Deep Reinforcement Learning-Based Uncalibrated Visual Servoing Control of Manipulators with FOV Constraints
Xungao Zhong, Qiao Zhou, Yuan Sun, Shaobo Kang, Huosheng Hu
Abstract
In this article, we put forward a brand-new uncalibrated image-based visual servoing (IBVS) method. It is designed for monocular hand–eye manipulators with Field-of-View (FOV) feature constraints and makes use of a deep reinforcement learning (DRL) approach. First, the IBVS and its feature-loss problems are introduced.

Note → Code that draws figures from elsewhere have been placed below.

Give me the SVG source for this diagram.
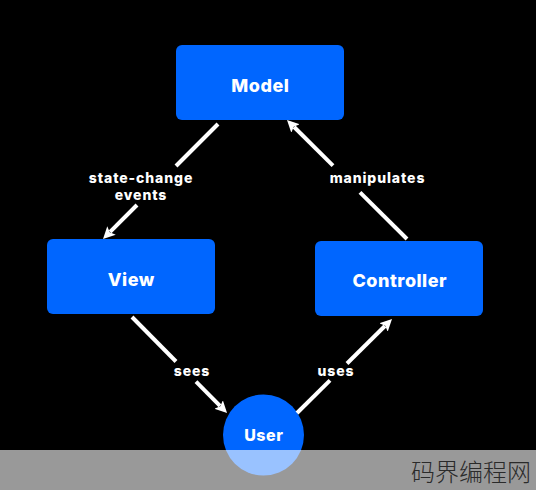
<svg xmlns="http://www.w3.org/2000/svg" width="536" height="490" viewBox="0 0 536 490">
  <style>
    .box { fill: #0066ff; }
    .nlabel { font-family: Inter, "Liberation Sans", sans-serif; font-weight: 800; font-size: 18px; letter-spacing: 0.5px; fill: #ffffff; text-anchor: middle; }
    .elabel { font-family: Inter, "Liberation Sans", sans-serif; font-weight: 800; font-size: 14px; letter-spacing: 0.9px; fill: #ffffff; text-anchor: middle; }
    .edge { stroke: #ffffff; stroke-width: 4; fill: none; stroke-linecap: butt; }
    .wm { font-family: "Noto Sans CJK SC", sans-serif; font-weight: 300; font-size: 24px; fill: #2a2a2a; }
  </style>
  <defs>
    <marker id="arrow" markerUnits="userSpaceOnUse" viewBox="0 0 14 14" markerWidth="14" markerHeight="14" refX="2" refY="7" orient="auto">
      <path d="M0,1 L12,7 L0,13 L2.5,7 Z" fill="#ffffff"/>
    </marker>
  </defs>
  <rect x="0" y="0" width="536" height="490" fill="#000000"/>

  <g id="model">
    <rect class="box" x="176" y="45" width="168" height="75" rx="6"/>
    <text class="nlabel" x="260.3" y="92">Model</text>
  </g>
  <g id="view">
    <rect class="box" x="47" y="239" width="168" height="75" rx="6"/>
    <text class="nlabel" x="131.3" y="286">View</text>
  </g>
  <g id="controller">
    <rect class="box" x="315" y="241" width="168" height="75" rx="6"/>
    <text class="nlabel" x="399.8" y="287">Controller</text>
  </g>
  <g id="user">
    <circle class="box" cx="263.5" cy="435" r="40.5"/>
    <text class="nlabel" x="263.8" y="441" style="font-size:16px">User</text>
  </g>

  <g id="connectors">
    <line class="edge" x1="218" y1="124" x2="176" y2="166"/>
    <line class="edge" x1="137" y1="205" x2="110.1" y2="231.9" marker-end="url(#arrow)"/>
    <text class="elabel" x="141" y="183">state-change</text>
    <text class="elabel" x="141" y="200">events</text>

    <line class="edge" x1="407" y1="239" x2="360" y2="192.4"/>
    <line class="edge" x1="333" y1="165.6" x2="294.1" y2="127" marker-end="url(#arrow)"/>
    <text class="elabel" x="377.5" y="183">manipulates</text>

    <line class="edge" x1="132" y1="317" x2="176" y2="361.5"/>
    <line class="edge" x1="196" y1="381.7" x2="220" y2="405.9" marker-end="url(#arrow)"/>
    <text class="elabel" x="192" y="376">sees</text>

    <line class="edge" x1="297" y1="413" x2="330" y2="380.3"/>
    <line class="edge" x1="347" y1="363.5" x2="384.9" y2="326" marker-end="url(#arrow)"/>
    <text class="elabel" x="336" y="376">uses</text>
  </g>

  <rect x="0" y="450" width="536" height="40" fill="#ffffff" fill-opacity="0.6"/>
  <text class="wm" x="411" y="481">码界编程网</text>
</svg>
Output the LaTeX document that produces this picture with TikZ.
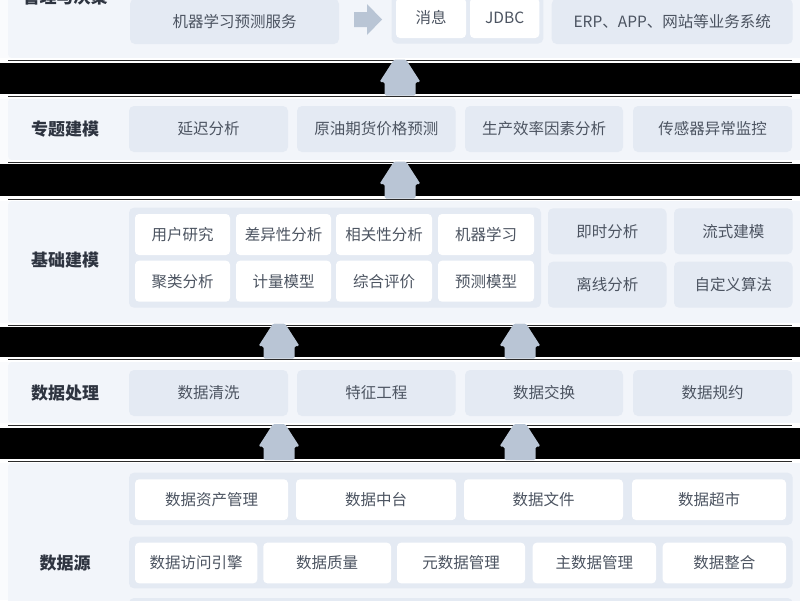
\documentclass[tikz,border=0pt]{standalone}
\usepackage{fontspec}
\setmainfont{Noto Sans CJK SC}
\definecolor{pagebg}{HTML}{FAFBFD}
\definecolor{panelc}{HTML}{F2F5FA}
\definecolor{boxc}{HTML}{E4EAF3}
\definecolor{txtc}{HTML}{4C5461}
\definecolor{titc}{HTML}{2E3440}
\definecolor{arrc}{HTML}{B9C5D5}
\definecolor{linec}{HTML}{2A2A2A}
\tikzset{
  panel/.style={fill=panelc, rounded corners=4pt},
  lbox/.style={fill=boxc, rounded corners=5pt, inner sep=0pt, text=txtc, font=\fontsize{15.5}{18}\selectfont},
  wbox/.style={fill=white, rounded corners=4pt, inner sep=0pt, text=txtc, font=\fontsize{15.5}{18}\selectfont},
  cont/.style={fill=boxc, rounded corners=5pt, inner sep=0pt},
  ltitle/.style={text=titc, font=\fontsize{17}{20}\selectfont\bfseries, inner sep=0pt},
  bandline/.style={draw=linec, line width=1pt},
  arrowfill/.style={fill=arrc, rounded corners=1.5pt}
}
\newcommand\myuparrow[3]{%
  \begin{scope}[shift={(#1,#2)}]
    \fill[arrowfill] (-15.5,#3) -- (-15.5,22.5) -- (-20.5,22.5) -- (-6,0) -- (6,0) -- (20.5,22.5) -- (15.5,22.5) -- (15.5,#3) -- cycle;
  \end{scope}}
\newcommand\myband[4]{%
  \fill[white] (0,#1-2) rectangle (800,#4+2);
  \draw[bandline] (8,#1) -- (792,#1);
  \fill[black] (0,#2) rectangle (800,#3);
  \draw[bandline] (8,#4) -- (792,#4);}
\begin{document}
\begin{tikzpicture}[x=1pt,y=-1pt]
\useasboundingbox (0,0) rectangle (800,600);
\clip (0,0) rectangle (800,600);
\fill[pagebg] (0,0) rectangle (800,600);

% panels
\fill[panel] (8,-10) rectangle (812,58);
\fill[panel] (8,98) rectangle (812,160);
\fill[panel] (8,201) rectangle (812,323);
\fill[panel] (8,362) rectangle (812,423);
\fill[panel] (8,463) rectangle (812,620);

% bands
\myband{60}{62.5}{93.5}{96.5}
\myband{162}{164}{195.5}{199}
\myband{325}{327}{357}{359.5}
\myband{425}{427.5}{458.5}{461}

% ---- layer 1
\node[ltitle] (t1) at (65,-3.5) {管理与决策};
\node[lbox, minimum width=209pt, minimum height=45pt] (ml) at (234.5,21.5) {机器学习预测服务};
\node[cont, minimum width=151.6pt, minimum height=49.5pt] (c1) at (467.5,18.75) {};
\node[wbox, minimum width=70pt, minimum height=40pt] (msg) at (431,18) {消息};
\node[wbox, minimum width=69.3pt, minimum height=40pt] (jdbc) at (504.65,18) {JDBC};
\node[lbox, minimum width=241pt, minimum height=45pt] (erp) at (672.2,21.5) {ERP、APP、网站等业务系统};
\fill[arrc] (354,12) -- (367,12) -- (367,4) -- (382,19.5) -- (367,35) -- (367,27) -- (354,27) -- cycle;

% ---- layer 2
\node[ltitle] (t2) at (65,129) {专题建模};
\node[lbox, minimum width=159pt, minimum height=46pt] (p1) at (208.5,129) {延迟分析};
\node[lbox, minimum width=158.5pt, minimum height=46pt] (p2) at (376.25,129) {原油期货价格预测};
\node[lbox, minimum width=158pt, minimum height=46pt] (p3) at (544,129) {生产效率因素分析};
\node[lbox, minimum width=159pt, minimum height=46pt] (p4) at (712.5,129) {传感器异常监控};

% ---- layer 3
\node[ltitle] (t3) at (65,260) {基础建模};
\node[cont, minimum width=412pt, minimum height=100pt] (c3) at (335,257.7) {};
\node[wbox, minimum width=95pt, minimum height=41pt] (b11) at (182.5,234.5) {用户研究};
\node[wbox, minimum width=95pt, minimum height=41pt] (b12) at (283.5,234.5) {差异性分析};
\node[wbox, minimum width=96pt, minimum height=41pt] (b13) at (384,234.5) {相关性分析};
\node[wbox, minimum width=96pt, minimum height=41pt] (b14) at (486,234.5) {机器学习};
\node[wbox, minimum width=95pt, minimum height=41pt] (b21) at (182.5,281.2) {聚类分析};
\node[wbox, minimum width=95pt, minimum height=41pt] (b22) at (283.5,281.2) {计量模型};
\node[wbox, minimum width=96pt, minimum height=41pt] (b23) at (384,281.2) {综合评价};
\node[wbox, minimum width=96pt, minimum height=41pt] (b24) at (486,281.2) {预测模型};
\node[lbox, minimum width=118.5pt, minimum height=46pt] (r11) at (607.25,231.3) {即时分析};
\node[lbox, minimum width=118.5pt, minimum height=46pt] (r12) at (733.25,231.3) {流式建模};
\node[lbox, minimum width=118.5pt, minimum height=46pt] (r21) at (607.25,284.7) {离线分析};
\node[lbox, minimum width=118.5pt, minimum height=46pt] (r22) at (733.25,284.7) {自定义算法};

% ---- layer 4
\node[ltitle] (t4) at (65,393) {数据处理};
\node[lbox, minimum width=159pt, minimum height=46pt] (d1) at (208.5,393) {数据清洗};
\node[lbox, minimum width=158.5pt, minimum height=46pt] (d2) at (376.25,393) {特征工程};
\node[lbox, minimum width=158pt, minimum height=46pt] (d3) at (544,393) {数据交换};
\node[lbox, minimum width=159pt, minimum height=46pt] (d4) at (712.5,393) {数据规约};

% ---- layer 5
\node[ltitle] (t5) at (65,563) {数据源};
\node[cont, minimum width=663.7pt, minimum height=52.3pt] (c51) at (460.85,498.85) {};
\node[wbox, minimum width=153pt, minimum height=40.7pt] (s11) at (211.5,499.7) {数据资产管理};
\node[wbox, minimum width=160pt, minimum height=40.7pt] (s12) at (376,499.7) {数据中台};
\node[wbox, minimum width=159pt, minimum height=40.7pt] (s13) at (543.5,499.7) {数据文件};
\node[wbox, minimum width=154pt, minimum height=40.7pt] (s14) at (709,499.7) {数据超市};
\node[cont, minimum width=663.7pt, minimum height=51.6pt] (c52) at (460.85,562.5) {};
\node[wbox, minimum width=122.3pt, minimum height=40.6pt] (s21) at (196.15,563) {数据访问引擎};
\node[wbox, minimum width=127.7pt, minimum height=40.6pt] (s22) at (327.15,563) {数据质量};
\node[wbox, minimum width=128pt, minimum height=40.6pt] (s23) at (461,563) {元数据管理};
\node[wbox, minimum width=123.3pt, minimum height=40.6pt] (s24) at (594.35,563) {主数据管理};
\node[wbox, minimum width=123.3pt, minimum height=40.6pt] (s25) at (724.35,563) {数据整合};
\node[cont, minimum width=663.7pt, minimum height=40pt] (c53) at (460.85,618) {};

% ---- arrows
\myuparrow{400}{59.5}{36}
\myuparrow{400}{161.5}{37}
\myuparrow{279}{323.5}{35}
\myuparrow{520}{323.5}{35}
\myuparrow{279}{424}{36}
\myuparrow{520}{424}{36}
\end{tikzpicture}
\end{document}
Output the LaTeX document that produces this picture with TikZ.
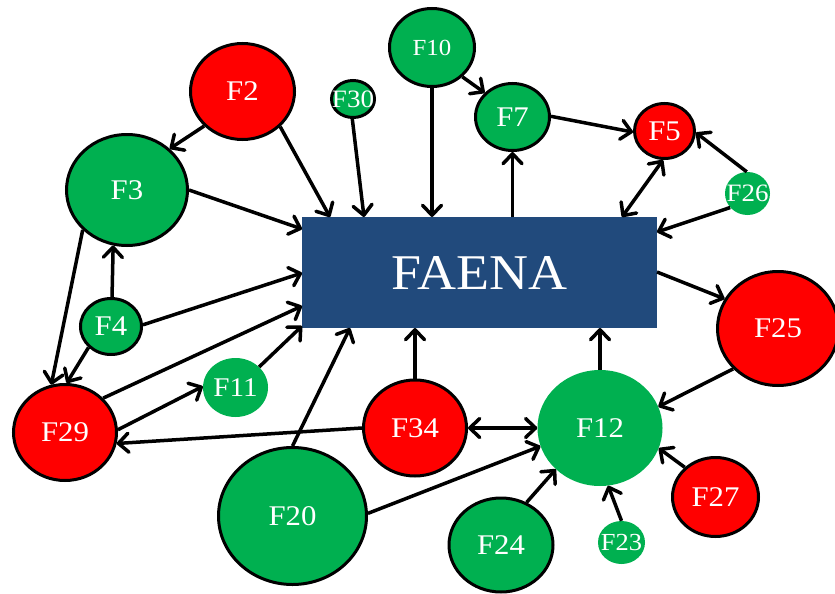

Then, a uncalibrated IBVS method is presented to address the feature-loss issue and improve servo efficiency with DRL. Specifically, the uncalibrated IBVS is integrated into the deep Q-network (DQN) control framework to ensure analytical stability. Additionally, a feature-constrained Q-network based on offline camera FOV environment feature mapping is designed and trained to adaptively output compensation for the IBVS controller, which helps maintain the feature within the camera’s FOV and improve servo performance. Finally, to further demonstrate the effectiveness and practicality of the proposed DQN-based uncalibrated IBVS method, experiments are conducted on a 6-DOF manipulator, and the results validate the proposed approach.